Характерен и тот факт: Цветаева вывезла с собой из Советской России рукопись целого сборника стихов ("Лебединый стан"), посвященных "русской Вандее"; убедившись, что за всем, о чем она здесь писала, не стояла ни историческая, ни человеческая правда, она так и не напечатала эту книжку, несмотря на многочисленные и настоятельные предложения.
Постепенно связи Цветаевой с белой эмиграцией все более ослабевают и наконец почти рвутся. Ее печатают все меньше и меньше. Она пишет очень много, но написанное годами не попадает в печать или вообще остается в столе автора. Если в 1922-1933 годах ей удалось издать за рубежом пять книжек ("Царь - Девица", "Стихи к Блоку", "Разлука", "Психея", "Ремесло"), то в 1924 году - уже только одну ("Молодец"), а потом наступает перерыв до 1928 года, когда вышел в свет последний прижизненный сборник Цветаевой "После России", включающий стихи 1922-1925 годов. Большие ее вещи - "Поэма Горы", "Крысолов", "Поэмы Конца", "Поэма Лестницы", "С моря", "Попытка Комнаты", "Новогоднее", "Поэма Воздуха", драма "Метель", "Фортуна", "Конец Казановы", ("Феникс"), "Приключение", "Тезей", ("Ариадна"), "Федра" - затеривались на страницах малотиражных журналов и альманахов. |
Важно отметить, что это обстоятельство не слишком волновало и огорчало Цветаеву, ибо она была твердо убеждена, что ее читатель остался в России. В августе 1924 года она пишет одному своему корресподенту: "Хотела бы издать свою новую книгу стихов в России"; в 1925 - другому: "Мой читатель, несомненно, в России..." ; в 1931 году - ему же: "Пишу не для здесь, а именно для там - языком равных". Наконец, в 1933 году - третьему: "В 1922 году уезжаю за границу, а мой читатель остается в России, куда мои стихи не доходят. В эмиграции меня сначала печатают, потом, опомнившись, изымают из обращения, почуяв не свое: тамошнее! содержание будто наше, а голос - ихний".

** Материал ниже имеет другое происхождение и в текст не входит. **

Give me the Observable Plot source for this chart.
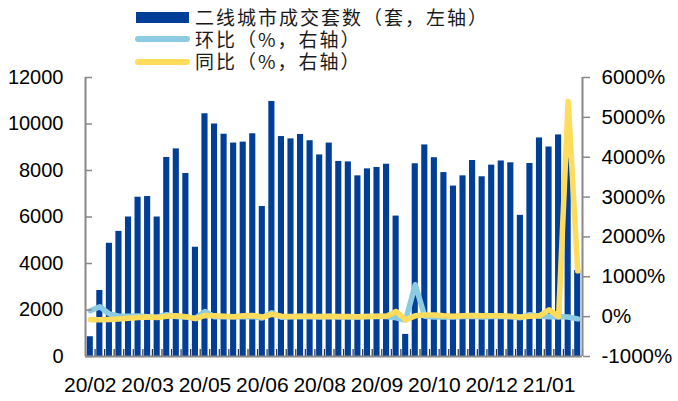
<!DOCTYPE html>
<html>
<head>
<meta charset="utf-8">
<script src="https://cdn.jsdelivr.net/npm/d3@7"></script>
<script src="https://cdn.jsdelivr.net/npm/@observablehq/plot@0.6"></script>
<style>
  html, body { margin: 0; padding: 0; background: #ffffff; }
  #wrap { position: relative; width: 678px; height: 401px; overflow: hidden; }
  #chart { position: absolute; left: 0; top: 0; }
  .leg-text { position: absolute; left: 195px; font-family: "Noto Sans CJK SC", sans-serif; font-size: 19px; line-height: 20px; letter-spacing: 2px; color: #1a1a1a; white-space: nowrap; }
  .sw { position: absolute; }
</style>
</head>
<body>
<div id="wrap">
  <div id="chart"></div>
  <div class="sw" style="left:136px;top:12px;width:53px;height:11px;background:#003e98;"></div>
  <div class="leg-text" style="top:7px;" id="l1"></div>
  <div class="sw" style="left:135px;top:36px;width:55px;height:6px;border-radius:3px;background:#8ccbe4;"></div>
  <div class="leg-text" style="top:29px;" id="l2"></div>
  <div class="sw" style="left:135px;top:58.5px;width:55px;height:6px;border-radius:3px;background:#ffdc5c;"></div>
  <div class="leg-text" style="top:51px;" id="l3"></div>
</div>
<script>
// ---- data ----
const seriesNames = ["二线城市成交套数（套，左轴）", "环比（%，右轴）", "同比（%，右轴）"];
const weeks = d3.range(1, 53);
const volume = [850, 2840, 4870, 5380, 6000, 6850, 6880, 6000, 8560, 8930,
  7870, 4700, 10440, 10000, 9560, 9180, 9220, 9580, 6450, 10970,
  9460, 9360, 9550, 9280, 8670, 9180, 8390, 8370, 7770, 8070,
  8130, 8270, 6040, 950, 8290, 9100, 8550, 7910, 7330, 7770,
  8430, 7730, 8230, 8410, 8330, 6070, 8300, 9400, 9010, 9530,
  8550, 3700];
const mom = [150, 250, 70, 10, 12, 14, 0, -13, 50, 5,
  -12, -40, 130, -4, -4, -4, 0, 4, -33, 100,
  -14, -1, 2, -3, -7, 6, -9, 0, -7, 4,
  1, 2, -27, -84, 800, 10, -6, -7, -7, 6,
  8, -8, 6, 2, -1, -27, 50, 13, -4, 6,
  -10, -57];
const yoy = [-80, -78, -70, -60, -40, -20, -10, -20, 10, 20,
  0, -50, 30, 20, 10, 0, 20, 30, -10, 60,
  10, 5, 10, 10, 5, 10, 5, 5, 0, 5,
  10, 10, 130, -80, 20, 40, 40, 20, 10, 20,
  30, 20, 20, 20, 10, -10, 10, 20, 170, 0,
  5400, 1150];
const tickWeeks = [1, 7, 13, 19, 25, 31, 37, 43, 49];
const tickLabels = ["20/02", "20/03", "20/05", "20/06", "20/08", "20/09", "20/10", "20/12", "21/01"];
const leftTicks = [0, 2000, 4000, 6000, 8000, 10000, 12000];
const rightTicks = [-1000, 0, 1000, 2000, 3000, 4000, 5000, 6000];

// ---- layout ----
const W = 678, H = 401, mL = 85, mR = 96, mT = 77, mB = 45;
const step = (W - mL - mR) / weeks.length;
const innerH = H - mT - mB;
const yMax = 12000, rMin = -1000, rMax = 6000;
const toLeft = v => (v - rMin) * yMax / (rMax - rMin);
const fromLeft = v => Math.round(v * (rMax - rMin) / yMax + rMin);

const rows = weeks.map((w, i) => ({week: w, volume: volume[i], mom: mom[i], yoy: yoy[i]}));
const labelOf = new Map(tickWeeks.map((w, i) => [w, tickLabels[i]]));

document.getElementById("l1").textContent = seriesNames[0];
document.getElementById("l2").textContent = seriesNames[1];
document.getElementById("l3").textContent = seriesNames[2];

const chart = Plot.plot({
  width: W, height: H,
  marginLeft: mL, marginRight: mR, marginTop: mT, marginBottom: mB,
  style: "font-family: 'Liberation Sans', Arial, sans-serif; font-size: 20px; color: #000; background: transparent;",
  x: {type: "band", domain: weeks, paddingInner: 0.36, paddingOuter: 0.18, round: false, axis: null, label: null},
  y: {domain: [0, yMax], axis: null, label: null},
  marks: [
    Plot.barY(rows, {x: "week", y: "volume", fill: "#003e98"}),
    Plot.line(rows, {x: "week", y: d => toLeft(d.mom), stroke: "#8ccbe4", strokeWidth: 5.5, strokeLinejoin: "round", strokeLinecap: "round"}),
    Plot.line(rows, {x: "week", y: d => toLeft(d.yoy), stroke: "#ffdc5c", strokeWidth: 5.5, strokeLinejoin: "round", strokeLinecap: "round"}),
    // x tick marks between bars (inward)
    Plot.ruleX(weeks, {x: d => d, dx: step / 2, insetTop: innerH - 7, stroke: "#333", strokeWidth: 1.2}),
    // left axis inward ticks
    Plot.ruleY(leftTicks, {y: d => d, insetRight: W - mL - mR - 7, stroke: "#888", strokeWidth: 1.5}),
    // axis lines
    Plot.ruleY([0], {stroke: "#888", strokeWidth: 2}),
    Plot.ruleX([weeks[0]], {x: d => d, dx: -step / 2, stroke: "#888", strokeWidth: 2}),
    Plot.ruleX([weeks[weeks.length - 1]], {x: d => d, dx: step / 2, stroke: "#888", strokeWidth: 2}),
    Plot.axisY(leftTicks, {anchor: "left", label: null, tickSize: 0, tickPadding: 22, fontSize: 20, fill: "#000", tickFormat: d => String(d)}),
    Plot.axisY(rightTicks.map(toLeft), {anchor: "right", label: null, tickSize: 7, tickPadding: 12, stroke: "#888", strokeWidth: 1.5, fontSize: 20.5, tickFormat: v => fromLeft(v) + "%"}),
    Plot.axisX(tickWeeks, {anchor: "bottom", label: null, tickSize: 0, tickPadding: 21, fontSize: 21, tickFormat: d => labelOf.get(d)})
  ]
});
document.getElementById("chart").appendChild(chart);
</script>
</body>
</html>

"Тамошнее" - значит советское, "ихний" - то есть советский. Конечно, ничего советского в том, что писала Цветаева не было, но среди подавляющего большинства эмигрантов она, в самом деле, казалась белой вороной. Она не мирилась с черносотенством, яростно ненавидела расизм и фашизм, не разделяла зоологической ненависти к Советскому Союзу. И ни от кого этого не скрывала. Даже в отношении к былой России она уже не находила с эмигрантами общего языка: во все услышание заявила, что чувствует отвращение "ко всякому национализму", а излюбленные эмигрантской элитой выспренние рассуждения о "народе богоносце" называла словесничеством" , безответственной болтовней.
Поэзия Цветаевой была монументальной, мужественной и трагической. Мелководье эмигрантской литературы было ей недоступным. Она думала и писала только о большом - о жизни и смерти, о любви и искусстве, о Пушкине и Гете... Независимость Цветаевой, ее смелые эксперимениты со стихом, самый дух и направление ее творчества раздражали и восстанавливали против нее большинство эмигрантских литераторов. Один из них - критик, считавшийся арбитром вкуса, без обиняков говорил в печати о "нашем сочувствии" к поэзии Цветаевой, об ее "полной, глубокой и бесповоротной для нее неприемлимости".
Вокруг Цветаевой все теснее смыкалась глухая стена одиночества. Ей "некому прочесть, некого спросить, не с кем порадоваться". По-видимому, она нисколько не погрешила против истины, когда жаловалась в 1935 году: "Надо мной здесь люто издеваются, играя на моей гордыне, моей нужде и моем бесправии". А нужда была действительно велика: "Нищеты, в которой я живу, вы себе представить не можете, у меня же никаких средств в жизни, кроме писания. Муж болен и работать не может. Дочь вязкой шапочек зарабатывает пять франков в день, на них вчетвером живем, то есть просто медленно подыхаем".